● **Problem to work on**:
Every line that includes the word "with" is to be listed.

(A run of records)
Start

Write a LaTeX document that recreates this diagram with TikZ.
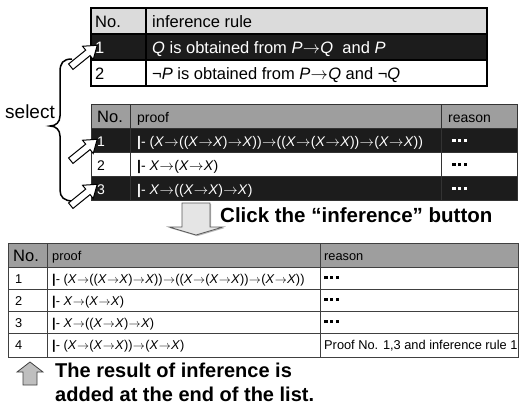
\documentclass[tikz,border=0pt]{standalone}
\usepackage{fontspec}
\setmainfont{Liberation Sans}
\usetikzlibrary{shadows}
\definecolor{hdrlight}{gray}{0.86}
\definecolor{hdrmid}{gray}{0.62}
\definecolor{rowdark}{gray}{0.11}
\newcommand{\vX}{\textit{X}}
\newcommand{\imp}{\kern0.3pt$\to$\kern0.3pt}
\newcommand{\prv}{\textbf{|}-\ }
\newcommand{\fmA}{\prv(\vX\imp((\vX\imp\vX)\imp\vX))\imp((\vX\imp(\vX\imp\vX))\imp(\vX\imp\vX))}
\newcommand{\fmB}{\prv\vX\imp(\vX\imp\vX)}
\newcommand{\fmC}{\prv\vX\imp((\vX\imp\vX)\imp\vX)}
\newcommand{\fmD}{\prv(\vX\imp(\vX\imp\vX))\imp(\vX\imp\vX)}
\newcommand{\etcsq}{\rule[4pt]{3.3pt}{3.3pt}\hspace{2.6pt}\rule[4pt]{3.3pt}{3.3pt}\hspace{2.6pt}\rule[4pt]{3.3pt}{3.3pt}}
\newcommand{\sizeA}{\fontsize{16.5}{18}\selectfont}
\newcommand{\sizeB}{\fontsize{14}{16}\selectfont}
\newcommand{\sizeC}{\fontsize{12.8}{15}\selectfont}

\begin{document}
\begin{tikzpicture}[x=1pt,y=-1pt]
    \tikzstyle{cell}=[anchor=base west, inner sep=0pt]
    \tikzstyle{frame}=[draw=black, line width=1.2pt]
    \tikzstyle{rule}=[draw=black!80, line width=0.9pt]
    \tikzstyle{select arrow}=[draw=black, fill=white, line width=1pt, line join=miter]
    \tikzstyle{block arrow}=[draw=black!65, fill=black!10, line width=0.8pt]
    \tikzstyle{note}=[anchor=base west, inner sep=0pt, font=\bfseries\fontsize{20}{24}\selectfont]

    \useasboundingbox (0,0) rectangle (529,410);

    % table of inference rules
    \fill[hdrlight] (91,8) rectangle (487,34);
    \fill[rowdark] (91,34) rectangle (487,60);
    \draw[frame] (91,8) rectangle (487,86);
    \foreach \y in {34,60}
        \draw[frame] (91,\y) -- (487,\y);
    \draw[frame] (146,8) -- (146,86);
    \node[cell, font=\sizeA] (t1-hno) at (95,27) {No.};
    \node[cell, font=\sizeA] (t1-hrule) at (152,27) {inference rule};
    \node[cell, font=\sizeA, text=white] (t1-n1) at (95,53) {1};
    \node[cell, font=\sizeA, text=white] (t1-r1) at (152,53) {\textit{Q} is obtained from \textit{P}\imp\textit{Q}\ \ and \textit{P}};
    \node[cell, font=\sizeA] (t1-n2) at (95,79) {2};
    \node[cell, font=\sizeA] (t1-r2) at (152,79) {¬\textit{P} is obtained from \textit{P}\imp\textit{Q} and ¬\textit{Q}};

    % table of proofs, rows 1 and 3 selected
    \fill[hdrmid] (91,104) rectangle (517,128);
    \foreach \y in {128,176}
        \fill[rowdark] (91,\y) rectangle (517,\y+24);
    \draw[rule] (91,104) rectangle (517,200);
    \foreach \y in {128,152,176}
        \draw[rule] (91,\y) -- (517,\y);
    \foreach \x in {130,441}
        \draw[rule] (\x,104) -- (\x,200);
    \node[cell, font=\sizeA] (t2-hno) at (97,122) {No.};
    \node[cell, font=\sizeB] (t2-hproof) at (137,122) {proof};
    \node[cell, font=\sizeB] (t2-hreason) at (448,122) {reason};
    \foreach \n/\f/\y/\c in {1/\fmA/146/white, 2/\fmB/170/black, 3/\fmC/194/white} {
        \node[cell, font=\sizeB, text=\c] (t2-n\n) at (97,\y) {\n};
        \node[cell, font=\sizeB, text=\c] (t2-p\n) at (137,\y) {\f};
        \node[cell, font=\sizeB, text=\c] (t2-r\n) at (452,\y) {\etcsq};
    }

    % selection
    \node[cell, font=\fontsize{19}{21}\selectfont] (select) at (5,118) {select};
    \coordinate (brace-top) at (72,59);
    \coordinate (brace-tip) at (50,126);
    \coordinate (brace-bot) at (73,201);
    \draw[line width=1.5pt] (brace-top) .. controls (63,59) and (60,63) .. (60,72) -- (60,116)
        .. controls (60,122) and (56,126) .. (brace-tip)
        .. controls (56,126) and (60,130) .. (60,136) -- (60,190)
        .. controls (60,197) and (64,201) .. (brace-bot);
    \foreach \c [count=\i] in {(84,56),(84,150),(84,195)}
        \draw[select arrow, shift={\c}, rotate=39] (-17,-3.5) -- (5,-3.5) -- (5,-8.5) -- (17,0)
            coordinate (sel-\i) -- (5,8.5) -- (5,3.5) -- (-17,3.5) -- cycle;

    % inference step
    \draw[block arrow, drop shadow={shadow xshift=1.2pt, shadow yshift=-1.2pt, fill=black!55}]
        (182,203) -- (210,203) -- (210,227) -- (223,227) -- (196,235) coordinate (click)
        -- (169,227) -- (182,227) -- cycle;
    \node[note, font=\bfseries\fontsize{20.5}{24}\selectfont] (click-text) at (220,222) {Click the “inference” button};

    % resulting list
    \fill[hdrmid] (8,243) rectangle (518,267);
    \draw[rule, draw=black!75] (8,243) rectangle (518,357);
    \foreach \y in {267,289,311,333}
        \draw[rule, draw=black!75] (8,\y) -- (518,\y);
    \foreach \x in {47,320}
        \draw[rule, draw=black!75] (\x,243) -- (\x,357);
    \node[cell, font=\sizeA] (t3-hno) at (13,261) {No.};
    \node[cell, font=\sizeC] (t3-hproof) at (52,260) {proof};
    \node[cell, font=\sizeC] (t3-hreason) at (324,260) {reason};
    \foreach \n/\f/\r in {1/\fmA/\etcsq, 2/\fmB/\etcsq, 3/\fmC/\etcsq, 4/\fmD/{Proof No. 1,3 and inference rule 1}} {
        \node[cell, font=\sizeC] (t3-n\n) at (15,261+22*\n) {\n};
        \node[cell, font=\sizeC] (t3-p\n) at (52,261+22*\n) {\f};
        \node[cell, font=\sizeC] (t3-r\n) at (324,261+22*\n) {\r};
    }

    \draw[block arrow, fill=black!25, draw=black!75]
        (23,385) -- (37,385) -- (37,372) -- (43,372) -- (30,362) coordinate (added)
        -- (17,372) -- (23,372) -- cycle;
    \node[note] (added-text-1) at (55,377) {The result of inference is};
    \node[note] (added-text-2) at (55,401) {added at the end of the list.};
\end{tikzpicture}
\end{document}
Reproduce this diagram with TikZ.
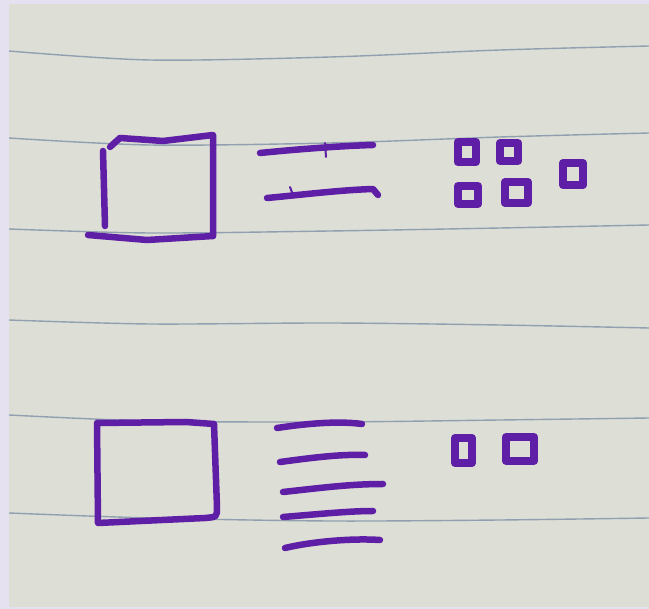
\documentclass[tikz,border=0pt]{standalone}
\usetikzlibrary{calc}
\definecolor{frame}{RGB}{230,225,240}
\definecolor{paper}{RGB}{221,222,213}
\definecolor{ruling}{RGB}{145,160,176}
\definecolor{marker}{RGB}{94,30,166}
\tikzset{
    pen/.style={
        draw=marker,
        line width=6.5pt,
        line cap=round,
        line join=round
    },
    blob/.style={
        pen,
        line width=8pt
    },
    nick/.style={
        draw=marker,
        line width=2pt,
        line cap=round
    },
    rule/.style={
        draw=ruling,
        line width=1.4pt
    }
}

\begin{document}
\begin{tikzpicture}[x=1pt, y=-1pt]

% sheet
\fill[frame] (0,0) rectangle (649,609);
\fill[paper] (9,4) rectangle (649,607);
\useasboundingbox (0,0) rectangle (649,609);

% ruled lines
\draw[rule] plot[smooth] coordinates {(9,51) (150,60) (330,57) (500,50) (649,46)};
\draw[rule] plot[smooth] coordinates {(9,138) (150,145) (330,143) (500,137) (649,133)};
\draw[rule] plot[smooth] coordinates {(9,229) (150,233) (330,231) (500,228) (649,225)};
\draw[rule] plot[smooth] coordinates {(9,320) (150,324) (330,323) (500,325) (649,328)};
\draw[rule] plot[smooth] coordinates {(9,415) (150,421) (330,422) (500,420) (649,418)};
\draw[rule] plot[smooth] coordinates {(9,513) (150,518) (330,521) (500,520) (649,518)};

% upper row
\draw[pen] (120,138) -- (163,141) -- (213,135) -- (213,236);
\draw[pen] (120,138) -- (110,147);
\draw[pen] (103,151) -- (105,226);
\draw[pen] (88,235) -- (147,240) -- (213,236);

\draw[pen] (260,153) .. controls (300,149) and (340,146) .. (373,145);
\draw[nick] (325,143) -- (326,157);
\draw[pen] (267,198) .. controls (300,195) and (340,190) .. (373,189) -- (378,195);
\draw[nick] (290,187) -- (293,195);

\foreach \cx/\cy/\hw/\hh in {466.75/152/9.25/10, 509/152/9.25/9, 468/195/10/9, 516.5/192.5/11.5/10.5, 573/174/10/11}
    \draw[blob] (\cx-\hw,\cy-\hh) rectangle (\cx+\hw,\cy+\hh);

% lower row
\draw[pen] (98,523) -- (97,423) -- (186,422) -- (214,424) -- (217,507)
    .. controls (217,517) .. (205,518) -- cycle;

\draw[pen] (277,428) .. controls (310,423) and (340,421) .. (362,424);
\draw[pen] (280,462) .. controls (310,458) and (340,454) .. (365,455);
\draw[pen] (283,492) .. controls (320,488) and (350,484) .. (383,484);
\draw[pen] (283,517) .. controls (320,514) and (350,511) .. (373,511);
\draw[pen] (285,548) .. controls (310,542) and (350,538) .. (380,540);

\foreach \cx/\cy/\hw/\hh in {463.5/450.5/8.5/12.5, 520/449/14/12}
    \draw[blob] (\cx-\hw,\cy-\hh) rectangle (\cx+\hw,\cy+\hh);

\end{tikzpicture}
\end{document}
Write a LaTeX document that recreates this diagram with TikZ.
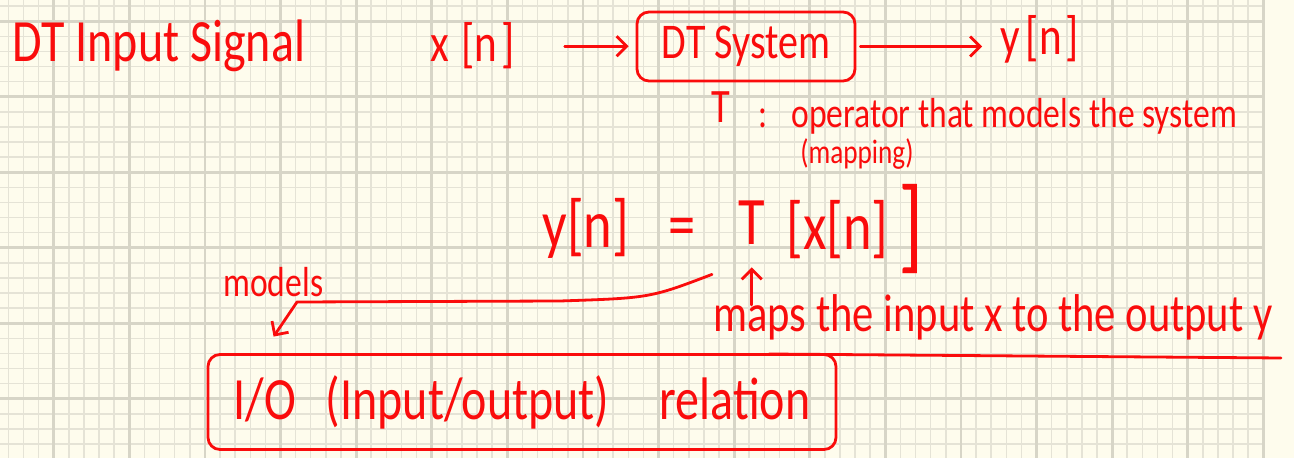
\documentclass[tikz,border=0pt]{standalone}
\usepackage{fontspec}
\newfontfamily\handfont[FakeStretch=0.8]{Carlito}
\newcommand\handsize[1]{\handfont\fontsize{#1}{#1}\selectfont}
\usetikzlibrary{arrows.meta,positioning}

\definecolor{paper}{RGB}{254,252,237}
\definecolor{gridminor}{RGB}{229,227,214}
\definecolor{gridmajor}{RGB}{215,213,199}
\definecolor{penred}{RGB}{250,12,12}

\tikzset{
	hand/.style={text=penred, inner sep=0pt, anchor=base west},
	pen/.style={draw=penred, line width=1.4pt, line cap=round, line join=round},
	barb/.style={pen, -{Straight Barb[length=5pt,width=10pt]}},
	boxed/.style={pen, rounded corners=6pt, text=penred, inner sep=0pt},
}

\begin{document}
\begin{tikzpicture}[x=0.5pt,y=-0.5pt]

		\fill[paper] (0,0) rectangle (1294,458);
		\useasboundingbox (0,0) rectangle (1294,458);

		\foreach \k in {0,...,83}
			\draw[gridminor, line width=0.75pt] ({1263.3-15.12*\k},0) -- ({1263.3-15.12*\k},458);
		\foreach \k in {-1,...,28}
			\draw[gridminor, line width=0.75pt] (0,{21.3+15.1*\k}) -- (1265,{21.3+15.1*\k});
		\foreach \k in {0,5,...,80}
			\draw[gridmajor, line width=1.4pt] ({1263.3-15.12*\k},0) -- ({1263.3-15.12*\k},458);
		\foreach \k in {0,5,...,25}
			\draw[gridmajor, line width=1.4pt] (0,{21.3+15.1*\k}) -- (1265,{21.3+15.1*\k});

		\node[hand, font=\handsize{30}] (title) at (12,62) {DT Input Signal};
		\node[hand, font=\handsize{27}] (xin) at (430,62) {x\hspace{6pt}[n\hspace{2pt}]};
		\node[boxed, minimum width=109pt, minimum height=34.5pt, font=\handsize{25}] (sys) at (746,46.5) {DT System};
		\node[hand, font=\handsize{27}] (yout) at (1000,55) {y\hspace{3pt}[n\hspace{2pt}]};

		\draw[barb, shorten <=25pt, shorten >=3.5pt] (xin.east) -- (xin.east -| sys.west);
		\draw[barb, shorten <=2pt, shorten >=9pt] (sys.east) -- (sys.east -| yout.west);

		\node[hand, font=\handsize{24}] (tsym) at (711,123) {T};
		\node[hand, font=\handsize{21}] (opdesc) at (758,128) {:\hspace{12pt}operator that models the system};
		\node[hand, font=\handsize{17}] (mapping) at (800,164) {(mapping)};

		\node[hand, font=\handsize{34}] (lhs) at (542,248) {y[n]};
		\node[hand, font=\handsize{34}] (eq) at (668,248) {=};
		\node[hand, font=\handsize{34}] (op) at (738,245) {T};
		\node[hand, font=\handsize{34}] (arg) at (786,250) {[x[n]\hspace{5pt}\raisebox{-5pt}{\handsize{52}]}};

		\node[hand, font=\handsize{26.6}] (maps) at (713,332) {maps the input x to the output y};
		\draw[barb, shorten <=13.5pt, shorten >=11pt] (op.south |- maps.base) -- (op.south);
		\draw[pen] ([shift={(28pt,-11pt)}]maps.base west) -- ([shift={(4pt,-13pt)}]maps.base east);

		\node[hand, font=\handsize{21}] (modlbl) at (223,297) {models};
		\node[boxed, minimum width=314pt, minimum height=47.5pt, font=\handsize{30}] (io) at (522,402) {I/O\hspace{15pt}(Input/output)\hspace{25pt}relation};
		\coordinate (mbend) at (297,302);
		\draw[barb] ([shift={(-13pt,-14.5pt)}]op.south west) .. controls (650,298) .. (560,301) -- (mbend) -- ([shift={(33.5pt,8.25pt)}]io.north west);

	\end{tikzpicture}
\end{document}
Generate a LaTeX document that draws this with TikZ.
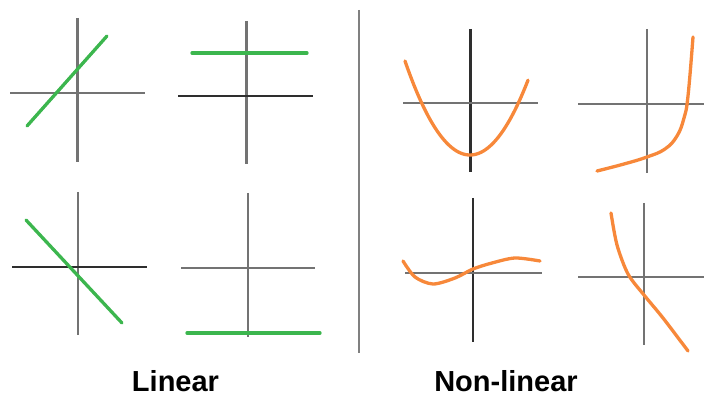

End

● **Full output**:
Write a LaTeX document that recreates this diagram with TikZ.
Reproduce this diagram with TikZ.
Write a LaTeX document that recreates this diagram with TikZ.
Generate a LaTeX document that draws this with TikZ.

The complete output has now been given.